From Lewis S Blevins, Jr., M.D. – Today on Dr. Blevins’ Corner: An elderly man underwent removal of the thyroid gland many years ago due to an overactive thyroid as a result of a goiter. He had been treated with thyroxine 50 µg daily. He recently reported to his physician with complaints of chronic fatigue, weakness, diminished energy, weight gain, and headaches. His serum TSH measured 1.4 mIU/mL (Normal 0.5 – 4.5). A decision was made to continue his current dose of thyroid hormone replacement.
An MRI of the brain was performed to evaluate for the possibility of stroke accounting for his symptoms. The scan demonstrated a 2.5 cm pituitary tumor. Investigations confirmed that he has panhypopituitarism. His TSH was normal. His free T4 and free T3 levels are both extremely low.

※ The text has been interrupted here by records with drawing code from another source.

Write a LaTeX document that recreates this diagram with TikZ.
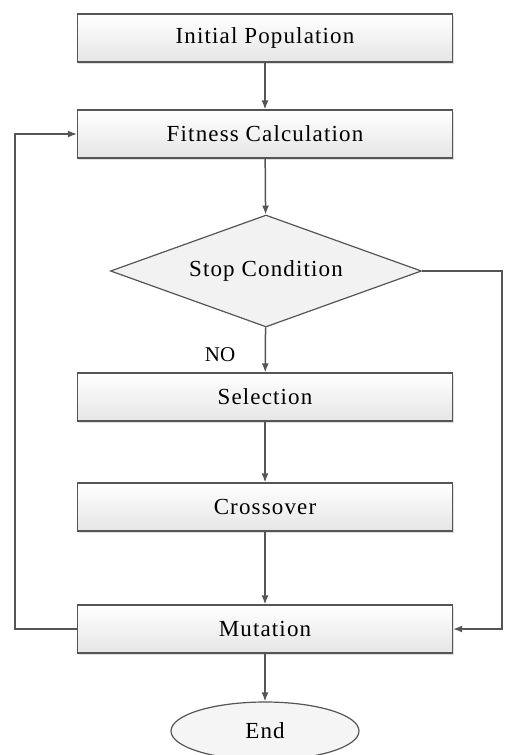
\documentclass[tikz,border=0pt]{standalone}
\usepackage{fontspec}
\setmainfont{Liberation Serif}
\newfontfamily\boxfont[LetterSpace=5]{Liberation Serif}
\usetikzlibrary{positioning, shapes.geometric, arrows.meta, shadows}

\definecolor{linegray}{HTML}{555555}

\tikzset{
    stepbox/.style={draw=linegray, line width=1.2pt, minimum width=375pt, minimum height=48pt,
        top color=white, bottom color=black!10, drop shadow={shadow xshift=1.5pt, shadow yshift=-1.5pt, opacity=0.25},
        font=\boxfont\fontsize{23}{27}\selectfont},
    decision/.style={diamond, aspect=2.8, draw=linegray, line width=1.2pt, minimum width=311pt, minimum height=112pt,
        inner sep=0pt, fill=black!5, font=\boxfont\fontsize{23}{27}\selectfont},
    terminal/.style={ellipse, draw=linegray, line width=1.2pt, minimum width=188pt, minimum height=58pt,
        fill=black!4, font=\boxfont\fontsize{23}{27}\selectfont},
    flow/.style={draw=linegray, line width=1.5pt, -{Latex[length=9pt, width=7pt]}}
}

\begin{document}
\begin{tikzpicture}[x=1pt, y=1pt]
    \useasboundingbox (0,0) rectangle (504,-755);

    \node[stepbox] (init) at (265,-38) {Initial Population};
    \node[stepbox] (fit) at (265,-134) {Fitness Calculation};
    \node[decision] (stop) at (266,-271) {Stop Condition};
    \node[stepbox] (sel) at (265,-397) {Selection};
    \node[stepbox] (cross) at (265,-507) {Crossover};
    \node[stepbox] (mut) at (265,-629) {Mutation};
    \node[terminal] (end) at (265,-731) {End};

    \coordinate (rt) at (502,-271);
    \coordinate (lt) at (15,-629);

    \draw[flow] (init) -- (fit);
    \draw[flow] (fit) -- (stop);
    \draw[flow] (stop) -- node[pos=0.6, left=26pt, font=\fontsize{21}{24}\selectfont] (no) {NO} (sel);
    \draw[flow] (sel) -- (cross);
    \draw[flow] (cross) -- (mut);
    \draw[flow] (mut) -- (end);

    % loop back and exit
    \draw[flow] (mut.west) -- (lt) |- (fit.west);
    \draw[flow] (stop.east) -- (rt) |- (mut.east);
\end{tikzpicture}
\end{document}
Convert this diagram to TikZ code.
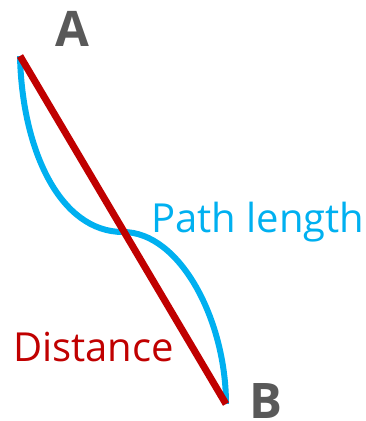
\documentclass[tikz,border=0pt]{standalone}
\usepackage{fontspec}
\setmainfont{Open Sans}
\definecolor{pathblue}{HTML}{00B0F0}
\definecolor{distred}{HTML}{C00000}
\definecolor{lblgray}{HTML}{595959}
\begin{document}
\begin{tikzpicture}[x=1pt,y=-1pt,
  endlbl/.style={text=lblgray,font=\fontsize{49}{49}\selectfont\bfseries,inner sep=0pt,anchor=base},
  caption/.style={font=\fontsize{40}{40}\selectfont,inner sep=0pt,anchor=base west}]
\useasboundingbox (0,0) rectangle (365,421);
\coordinate (A) at (20,56);
\coordinate (M) at (123,232);
\coordinate (B) at (226,404);
\draw[pathblue,line width=6pt] (A) .. controls (22,150) and (60,232) .. (M)
  .. controls (180,232) and (226,320) .. (B);
\draw[distred,line width=7pt] (A) -- (B);
\node[endlbl] (la) at (72,46) {A};
\node[endlbl] (lb) at (266,418) {B};
\node[caption,text=pathblue] (lp) at (151,232) {Path length};
\node[caption,text=distred] (ld) at (13,361) {Distance};
\end{tikzpicture}
\end{document}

His thyroid hormone dose has now been increased and he is scheduled for surgery to remove his pituitary tumor.
This patient illustrates one of the often not recognized caveats of panhypopituitarism. Pituitary hormones, like TSH, can be “normal“ but the respective target gland hormones, T4 and T3, can be low or low normal. There are a number of explanations for these observations. Understanding them is key to providing the right dose of thyroid hormone medication for affected patients.